Blogging’s hard work, but it has given me more rewards than I ever conceived it would when I took the first tentative steps to write my letter to the world. Fortunately, the world has written back, and most of that reply has been good.
Well congrats, and thanks for the virtual chocolate. Having recently completed my first year blogging, your perspective is appreciated. Happy V-Day, too!
Congratulations on the third anniversary. As long as you keep writing your thoughts for me to read , I’ll keep reading them.
Gadzooks?Can Egad be far behind?
What? WHAT? I’m sorry Neo, but I just don’t understand what you mean.
Could you say that again, please.
Congratulations, Neo….I enjoy your blog very much.
Thanks you.
Here’s a topic to work into a cool posting, neo: the relationship between religion and science. How the scientific method relies on an objective approach to measure, calculate, and describe the universe — while religious methods are more subjective, relying on varying notions of authority. Discuss the two magisterums, as each realm is separate, and the false notion that they can never be in conflict. Discuss how radical theism hates science but needs what science produces when science is in tune with manifesting canonical prophecy, as in how nuclear weaponry is good to obtain as a means to end the world or utterly destroy the enemy’s of God, yet how the same magisteria loathes science when it relegates canonical dogmas to what religion, and thus zealots, can always turn to in holy books to give credence for Inquisitions or Jihads, like how giving blood, treating or curing diseases and alleving hunger relegates the judgment of the divine to the hands of the secular world, that the science of plate tectonics and meteorology to explain natural disasters relegates the awe of the divine the same way, how this magisteria is the source of evil, as history has demonstrated, justifying the credulity and the vice of trust and faith to prepare entire populations for totalitarianism, slavery, genocide, racism, and subjugation of women, non-believers, and sinners. Not that religion can or should be done away with, but to recognize that the human species and our practiced superstitions show that we are evolving, and that we have come some way from the infancy of our species, that religion is man-made and specifically MAN made, that we are not as far along as we wish we were, and that if we can embrace the hope of reason, to our credit of which we can at least imagine, which may teach us how to care for and respect the precious and temporal miracle of intelligent life, and to rely on all that we really have — the inner force that we are self-governing, self-reliant, self-responsible and innately compassionate and moral … how religion subjugates that idea and how science uplifts that idea.

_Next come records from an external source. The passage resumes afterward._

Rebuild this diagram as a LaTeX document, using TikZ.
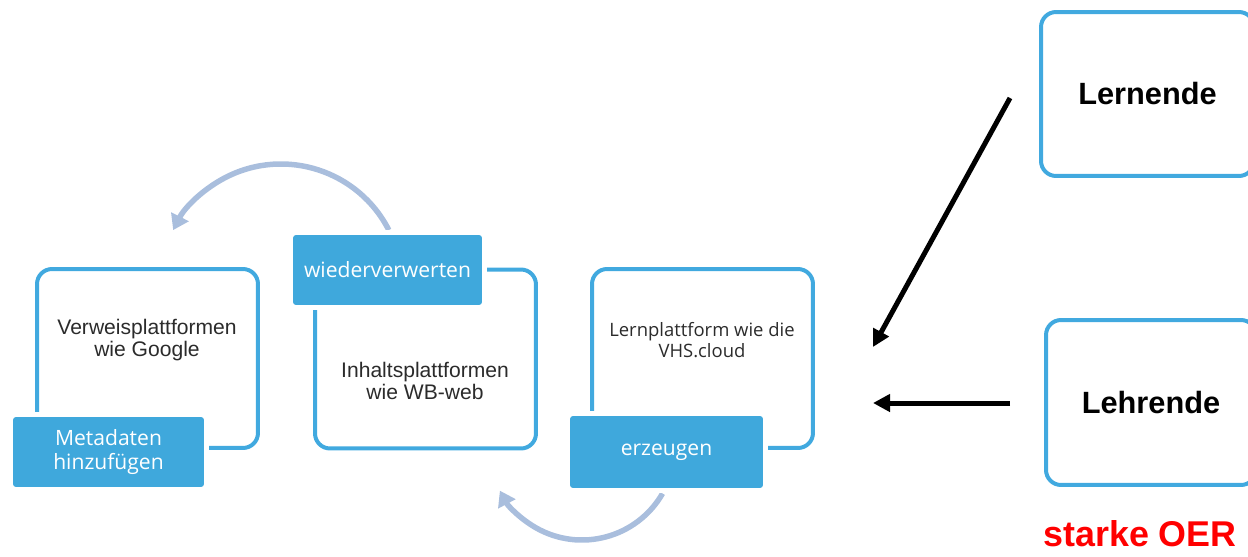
\documentclass[tikz,border=0pt]{standalone}
\usepackage{fontspec}
\setmainfont{Liberation Sans}
\newfontfamily\opensans{Open Sans}
\usetikzlibrary{arrows.meta}
\definecolor{oblue}{HTML}{41A9DF}
\definecolor{fblue}{HTML}{3FA8DC}
\definecolor{arcc}{HTML}{A9BEDD}
\definecolor{txtc}{HTML}{2B2B2B}
\begin{document}
\begin{tikzpicture}[x=0.02cm,y=0.02cm,
  outl/.style={draw=oblue, line width=0.08cm, rounded corners=0.3cm, minimum width=4.42cm, minimum height=3.58cm, inner sep=0pt},
  fillbox/.style={fill=fblue, rounded corners=0.06cm, preaction={draw=white, line width=0.2cm}, text=white, font=\opensans\fontsize{12}{14.2}\selectfont, align=center, inner sep=0pt},
  arialtxt/.style={text=txtc, font=\fontsize{12}{12.8}\selectfont, align=center, inner sep=0pt},
  roleb/.style={draw=oblue, line width=0.08cm, rounded corners=0.3cm, inner sep=0pt, font=\bfseries\fontsize{17.5}{20}\selectfont},
  arcarrow/.style={draw=arcc, line width=0.11cm, -{Triangle[length=0.3cm,width=0.38cm]}},
  blackarrow/.style={draw=black, line width=0.1cm, -{Triangle[length=0.34cm,width=0.34cm]}}
]
\useasboundingbox (0,0) rectangle (1248,556);

% curved arrows (behind boxes)
\coordinate (ac1) at (281,271);
\draw[arcarrow] (ac1) ++(27:121) arc[start angle=27,end angle=153,radius=121];
\coordinate (ac2) at (582,109);
\draw[arcarrow] (ac2) ++(-30:93) arc[start angle=-30,end angle=-152,radius=93];

% outlined boxes
\node[outl] (b1) at (147.5,197.5) {};
\node[outl] (b2) at (425.5,197) {};
\node[outl] (b3) at (702.5,197.5) {};

% box texts
\node[arialtxt] (t1) at (147,216) {Verweisplattformen\\wie Google};
\node[arialtxt, font=\fontsize{12}{13}\selectfont] (t2) at (425,175) {Inhaltsplattformen\\wie WB-web};
\node[text=txtc, font=\opensans\fontsize{10.5}{11.5}\selectfont, align=center, inner sep=0pt] (t3) at (702,216) {Lernplattform wie die\\VHS.cloud};

% filled label boxes
\node[fillbox, minimum width=3.82cm, minimum height=1.4cm] (m) at (108.5,104) {Metadaten\\hinzufügen};
\node[fillbox, minimum width=3.78cm, minimum height=1.4cm] (w) at (387.5,286) {wiederverwerten};
\node[fillbox, minimum width=3.86cm, minimum height=1.44cm] (e) at (666.5,104) {erzeugen};

% right side
\node[roleb, minimum width=4.26cm, minimum height=3.28cm] (lern) at (1147.5,462) {Lernende};
\node[roleb, minimum width=4.2cm, minimum height=3.3cm] (lehr) at (1151,153.5) {Lehrende};

\coordinate (s1) at (1010,458);
\coordinate (e1) at (873,209);
\coordinate (s2) at (1010,153);
\coordinate (e2) at (873,153);
\draw[blackarrow] (s1) -- (e1);
\draw[blackarrow] (s2) -- (e2);

\node[text=red, font=\bfseries\fontsize{20.4}{23}\selectfont, inner sep=0pt] (oer) at (1140,22) {starke OER};
\end{tikzpicture}
\end{document}
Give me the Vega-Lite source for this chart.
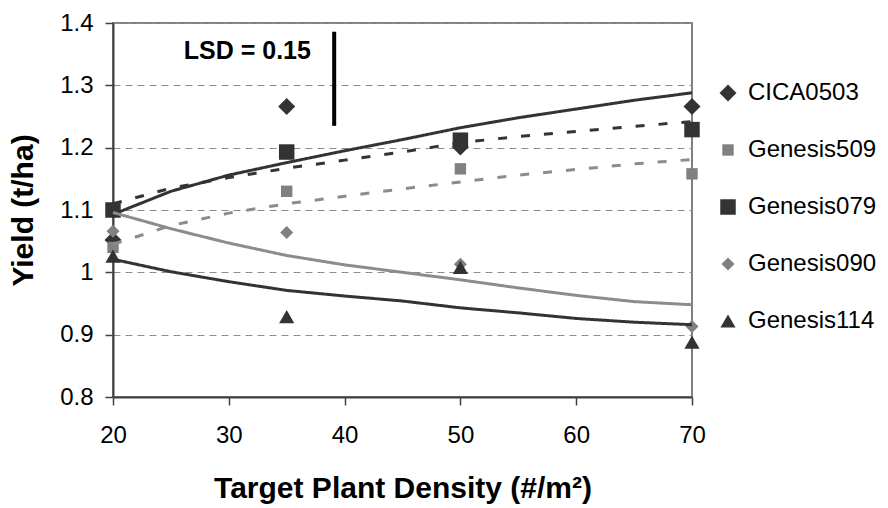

Congrats on your 3rd Anniversary! I’m sure blogging is very hard work, and you’ve been doing it admirably.
Mostly, thanks for saying all the things I’d love to say to my liberal friends (i.e., all of them) but am afraid to…
The key is to enjoy what you do, blogs serve a most vital function, a tool for social interaction, as much a personal voice, as an aggregator of opinion, sometimes not to ones liking, but it’s very clear that you do enjoy it, no surprise there.
Congratulations on the third anniversary!